## start Dataset

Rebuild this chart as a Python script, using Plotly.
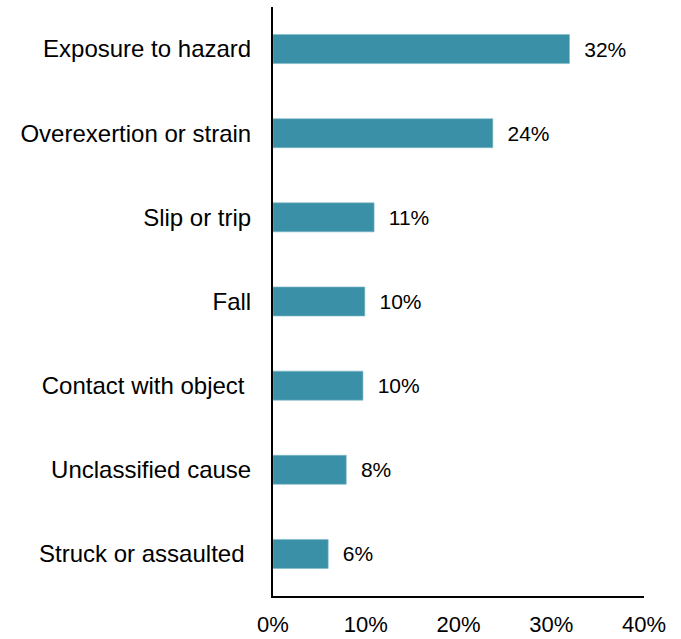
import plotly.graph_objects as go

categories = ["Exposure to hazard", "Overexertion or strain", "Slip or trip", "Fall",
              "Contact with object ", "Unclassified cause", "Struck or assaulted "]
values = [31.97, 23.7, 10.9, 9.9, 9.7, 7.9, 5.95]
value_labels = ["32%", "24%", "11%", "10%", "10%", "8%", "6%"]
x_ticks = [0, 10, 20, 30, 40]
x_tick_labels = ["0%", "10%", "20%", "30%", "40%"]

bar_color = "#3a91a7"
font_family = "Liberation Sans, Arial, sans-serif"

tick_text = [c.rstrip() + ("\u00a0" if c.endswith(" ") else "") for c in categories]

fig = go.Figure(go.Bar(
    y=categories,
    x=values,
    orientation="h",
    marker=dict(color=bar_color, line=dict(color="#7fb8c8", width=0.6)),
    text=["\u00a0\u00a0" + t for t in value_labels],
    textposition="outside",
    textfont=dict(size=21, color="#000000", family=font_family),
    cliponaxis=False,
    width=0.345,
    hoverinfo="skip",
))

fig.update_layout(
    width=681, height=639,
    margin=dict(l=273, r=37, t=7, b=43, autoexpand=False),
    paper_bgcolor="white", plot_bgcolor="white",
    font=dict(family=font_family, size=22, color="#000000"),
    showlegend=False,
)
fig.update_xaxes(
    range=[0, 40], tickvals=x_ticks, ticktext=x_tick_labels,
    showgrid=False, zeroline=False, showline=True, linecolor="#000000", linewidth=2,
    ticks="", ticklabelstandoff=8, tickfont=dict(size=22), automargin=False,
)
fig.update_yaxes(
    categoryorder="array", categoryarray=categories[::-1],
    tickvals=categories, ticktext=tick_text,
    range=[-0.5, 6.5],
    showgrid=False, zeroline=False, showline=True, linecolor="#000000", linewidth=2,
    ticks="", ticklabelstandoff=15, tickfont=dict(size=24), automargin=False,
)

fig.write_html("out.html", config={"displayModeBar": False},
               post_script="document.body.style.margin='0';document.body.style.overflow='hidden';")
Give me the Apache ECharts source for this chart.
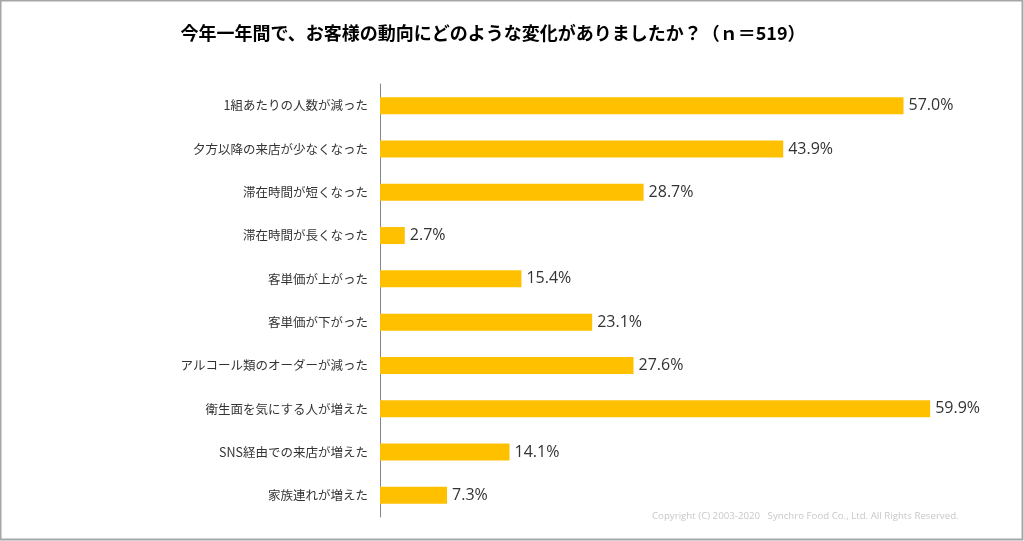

## end Dataset

» **Given problem**:
Retype each entry precisely. Skip images entirely.

» **Worked answer**:
Rebuild this chart as a Python script, using Plotly.
import plotly.graph_objects as go

categories = ["Exposure to hazard", "Overexertion or strain", "Slip or trip", "Fall",
              "Contact with object ", "Unclassified cause", "Struck or assaulted "]
values = [31.97, 23.7, 10.9, 9.9, 9.7, 7.9, 5.95]
value_labels = ["32%", "24%", "11%", "10%", "10%", "8%", "6%"]
x_ticks = [0, 10, 20, 30, 40]
x_tick_labels = ["0%", "10%", "20%", "30%", "40%"]

bar_color = "#3a91a7"
font_family = "Liberation Sans, Arial, sans-serif"

tick_text = [c.rstrip() + ("\u00a0" if c.endswith(" ") else "") for c in categories]

fig = go.Figure(go.Bar(
    y=categories,
    x=values,
    orientation="h",
    marker=dict(color=bar_color, line=dict(color="#7fb8c8", width=0.6)),
    text=["\u00a0\u00a0" + t for t in value_labels],
    textposition="outside",
    textfont=dict(size=21, color="#000000", family=font_family),
    cliponaxis=False,
    width=0.345,
    hoverinfo="skip",
))

fig.update_layout(
    width=681, height=639,
    margin=dict(l=273, r=37, t=7, b=43, autoexpand=False),
    paper_bgcolor="white", plot_bgcolor="white",
    font=dict(family=font_family, size=22, color="#000000"),
    showlegend=False,
)
fig.update_xaxes(
    range=[0, 40], tickvals=x_ticks, ticktext=x_tick_labels,
    showgrid=False, zeroline=False, showline=True, linecolor="#000000", linewidth=2,
    ticks="", ticklabelstandoff=8, tickfont=dict(size=22), automargin=False,
)
fig.update_yaxes(
    categoryorder="array", categoryarray=categories[::-1],
    tickvals=categories, ticktext=tick_text,
    range=[-0.5, 6.5],
    showgrid=False, zeroline=False, showline=True, linecolor="#000000", linewidth=2,
    ticks="", ticklabelstandoff=15, tickfont=dict(size=24), automargin=False,
)

fig.write_html("out.html", config={"displayModeBar": False},
               post_script="document.body.style.margin='0';document.body.style.overflow='hidden';")
Give me the Apache ECharts source for this chart.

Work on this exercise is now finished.